Ex-NFL player gets no break on child support
Judge scolds Travis Henry for squandering his riches
By Ben Smith
A DeKalb County judge on Thursday swatted down a request by former pro football player Travis Henry for a temporary cut in child support payments for one of the nine children he fathered by as many women.
Superior Court Judge Clarence Seeliger’s ruling came at the end of a nearly all-day hearing on whether the former Denver Broncos running back can still afford to pay $3,000 monthly to the mother of his 5-year-old son.
Henry’s attorney, Randall M. Kessler, said Henry cannot pay that much now because he’s no longer earning a paycheck in the National Football League and is in danger of going to prison on federal drug charges.
Robert Wellon, the lawyer for his son’s mother, Jameshia Beacham, argued that Henry spent thousands of thousands of dollars on jewelry, cars, a new home and other purchases the former football player refused to name because of the pending criminal case against him.
Henry, 30, was arrested in Colorado last fall on felony cocaine possession charges. His arraignment is scheduled to take place in April, his attorneys said. He paid a $400,000 bond is currently under house arrest in Colorado.
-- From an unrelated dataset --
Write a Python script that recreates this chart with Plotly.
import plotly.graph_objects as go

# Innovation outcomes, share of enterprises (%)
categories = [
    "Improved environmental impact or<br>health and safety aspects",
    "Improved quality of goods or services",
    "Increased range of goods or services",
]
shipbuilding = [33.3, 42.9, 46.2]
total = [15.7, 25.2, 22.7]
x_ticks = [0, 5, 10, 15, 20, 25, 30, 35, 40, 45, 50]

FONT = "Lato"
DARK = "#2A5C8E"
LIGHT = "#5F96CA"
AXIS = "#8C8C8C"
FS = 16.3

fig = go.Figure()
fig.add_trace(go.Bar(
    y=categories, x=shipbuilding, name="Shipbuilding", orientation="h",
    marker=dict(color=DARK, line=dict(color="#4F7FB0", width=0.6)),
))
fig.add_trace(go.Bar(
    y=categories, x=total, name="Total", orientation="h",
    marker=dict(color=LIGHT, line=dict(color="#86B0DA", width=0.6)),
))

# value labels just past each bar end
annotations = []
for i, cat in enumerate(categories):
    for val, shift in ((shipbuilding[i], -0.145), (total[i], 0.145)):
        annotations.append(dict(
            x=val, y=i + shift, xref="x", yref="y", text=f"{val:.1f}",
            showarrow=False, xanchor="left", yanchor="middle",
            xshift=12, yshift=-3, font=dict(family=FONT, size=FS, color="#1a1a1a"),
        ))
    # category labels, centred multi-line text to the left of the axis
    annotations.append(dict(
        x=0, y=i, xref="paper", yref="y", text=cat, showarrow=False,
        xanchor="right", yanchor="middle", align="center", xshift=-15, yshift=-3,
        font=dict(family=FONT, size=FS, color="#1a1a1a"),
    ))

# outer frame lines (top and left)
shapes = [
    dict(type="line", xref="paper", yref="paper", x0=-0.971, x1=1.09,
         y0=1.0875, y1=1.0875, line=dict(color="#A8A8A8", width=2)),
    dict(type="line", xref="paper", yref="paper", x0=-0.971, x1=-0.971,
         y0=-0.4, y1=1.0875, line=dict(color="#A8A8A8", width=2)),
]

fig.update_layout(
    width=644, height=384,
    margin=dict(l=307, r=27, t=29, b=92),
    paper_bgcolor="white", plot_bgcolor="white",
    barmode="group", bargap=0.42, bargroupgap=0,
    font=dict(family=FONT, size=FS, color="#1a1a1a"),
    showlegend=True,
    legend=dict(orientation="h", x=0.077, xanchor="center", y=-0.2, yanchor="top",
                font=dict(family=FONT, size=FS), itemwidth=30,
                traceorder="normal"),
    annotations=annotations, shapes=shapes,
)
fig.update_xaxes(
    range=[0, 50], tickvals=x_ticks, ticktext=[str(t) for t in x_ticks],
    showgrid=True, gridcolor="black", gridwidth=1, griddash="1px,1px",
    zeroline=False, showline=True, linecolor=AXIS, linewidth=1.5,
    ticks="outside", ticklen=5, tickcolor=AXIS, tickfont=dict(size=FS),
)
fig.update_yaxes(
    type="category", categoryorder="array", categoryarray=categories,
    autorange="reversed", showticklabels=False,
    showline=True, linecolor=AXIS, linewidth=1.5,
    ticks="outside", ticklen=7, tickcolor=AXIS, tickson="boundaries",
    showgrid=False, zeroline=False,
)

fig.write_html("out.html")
Wellon spent two hours grilling Henry on his spending habits. The lawyer repeatedly questioned Henry about why he made multiple cash withdrawals of up to $70,000 after he lost his job with the Broncos. Henry refused to answer. “All those big withdrawals have to do with my [criminal] case,” Henry said.
But Henry also expressed regret for his actions.
“Now that I look back on my life, not all of my decisions were good, and now I’m paying for it,” Henry said. “I just want to make good. … I want to take care of my children. I want to get my life back together.”
The judge has yet to rule on Henry’s request for a permanent reduction in child support payments. Seeliger said Henry will have to answer the questions he refused to answer Thursday before the judge will consider that request. Kessler said Henry would comply.
After the hearing Kessler said that because of Seeliger’s ruling his client may seek a jury trial on the request for a permanent reduction in child support payments. “We will stick with it,” Kessler said. “And we will prevail.”